China masih memberlakukan karantina wajib bagi pelancong yang datang meski jumlah infeksinya rendah dibandingkan dengan 1,4 miliar populasinya.
Demonstrasi baru-baru ini, yang terbesar dan paling tersebar luas dalam beberapa dekade, meletus pada 25 November setelah kebakaran di sebuah gedung apartemen di kota barat laut Urumqi menewaskan sedikitnya 10 orang.
Insiden itu memicu pertanyaan dan kemarahan publik tentang apakah petugas pemadam kebakaran atau korban yang mencoba melarikan diri diblokir oleh pintu yang terkunci atau kontrol anti-virus lainnya. Pihak berwenang membantahnya, tetapi kematian tersebut menjadi fokus frustrasi publik.
China mengalami protes selama beberapa hari di berbagai kota termasuk Shanghai dan Beijing. Para pengunjuk rasa menuntut pelonggaran pembatasan Covid-19.

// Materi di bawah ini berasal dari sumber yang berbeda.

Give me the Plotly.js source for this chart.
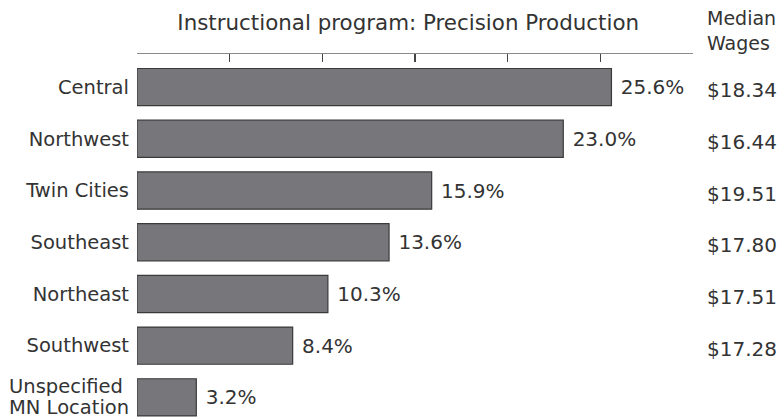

Baca Juga: Demi Redakan Amarah Publik, China Longgarkan Pembatasan Ketat Covid-19 di Berbagai Kota
Beberapa pengunjuk rasa menuntut Presiden China Xi Jinping mundur, sebuah pertunjukan perbedaan pendapat publik yang luar biasa dalam masyarakat di mana Partai Komunis yang berkuasa menjalankan kendali penuh.
Pemerintah Xi Jinping berjanji mengurangi biaya dan gangguan kendali, tetapi mengatakan akan tetap dengan kebijakan "nol Covid".
Pakar kesehatan dan ekonom memperkirakan, kebijakan ketat itu akan tetap berlaku setidaknya sampai pertengahan 2023 dan mungkin hingga 2024. Sementara itu, vaksinasi jutaan orang tua tetap berjalan sebagai persiapan untuk mencabut kontrol yang membuat sebagian besar pengunjung keluar dari China.
Meski pemerintah mengakui beberapa kesalahan, terutama menyalahkan para pejabat yang terlalu bersemangat menjalankan kebijakan nol Covid, kritik terhadap kebijakan pemerintah dapat mengakibatkan hukuman.
Mantan bintang NBA Jeremy Lin, yang bermain untuk tim China, baru-baru ini didenda 10.000 yuan atau hampir Rp22 juta karena mengkritik kondisi fasilitas karantina tim, menurut laporan media lokal.
Pada Jumat (2/12), Direktur Kedaruratan organisasi kesehatan dunia WHO Dr Michael Ryan mengatakan bahwa badan PBB itu "senang" melihat China melonggarkan beberapa pembatasan virus corona. "Sangat penting bahwa pemerintah mendengarkan rakyatnya ketika rakyatnya kesakitan," ujarnya.